The new triage guidelines divide patients into three categories for treatment:

  • “Red” patients are treated within 10 minutes of arriving at the hospital.
  • “Yellow” patients are treated within one hour.
  • “Green” patients are treated after those with emergency conditions are managed.

CDC supported Uganda’s first health worker training on how to use UTAT. Working with the MOH and partners, CDC staff developed instructions for triaging and transferring patients and provided funding to six regional referral hospitals (RRH) in Uganda.

This allowed each RRH to have a dedicated regional coordinator to manage the transfer of

patients between facilities.

With CDC support, 18 phones, SIM cards, and phone call minutes were bought for the regional hospitals’ EMS departments to ensure access to communication between healthcare facilities.

This allowed lower-level facilities to contact the larger referral hospitals to confirm if they were  able to accept and treat a seriously ill patient and seek clinical advice before the transfer.

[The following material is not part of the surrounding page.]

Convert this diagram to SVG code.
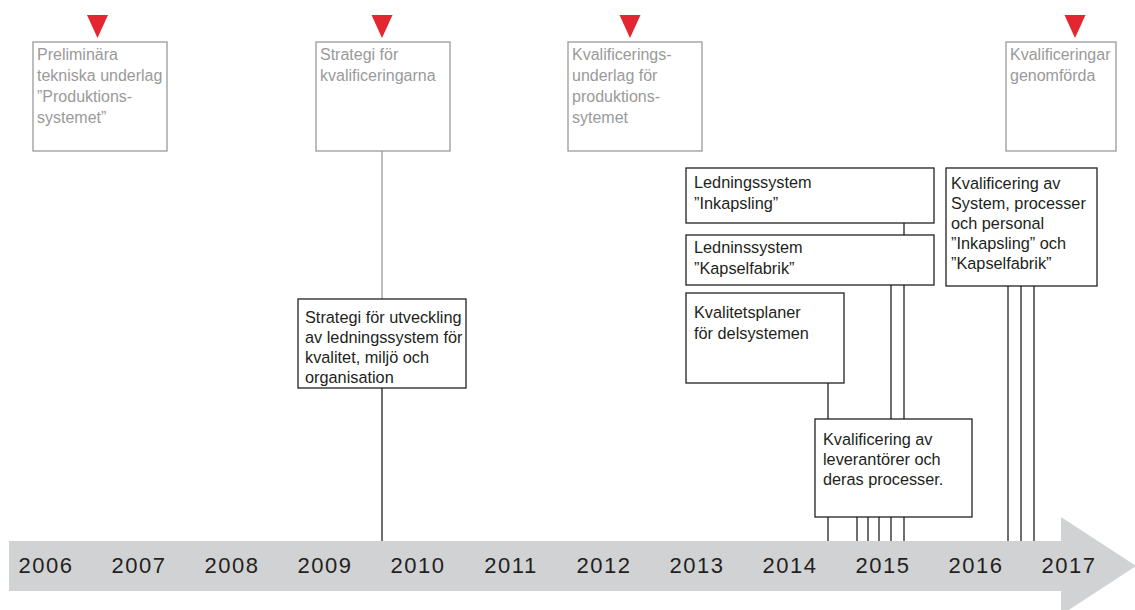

Upgrading Uganda’s Ambulance Service

A well-coordinated emergency medical system needs ambulances and health facilities that can provide appropriate life-saving services during and after the transfer of patients. Uganda needed more ambulances filled with life-saving supplies so patients could get adequate care when they needed it.

In Uganda, lack of fuel, limited ambulance drivers, and emergency medical technicians were some of the barriers to proper emergency medical care. CDC’s support helped buy emergency fuel to ensure ambulances were operating where the need was greatest.

Building on Emergency Management System Successes

Uganda’s improved EMS system is a testament to CDC, MOH and other partners working so well together to address common needs.

With CDC’s technical and financial support, the MOH and partners continue to build on these EMS successes and expand training sessions and triage implementation across the country. They continue to partner to improve life-saving medical care for all Ugandans during the COVID-19 pandemic and beyond.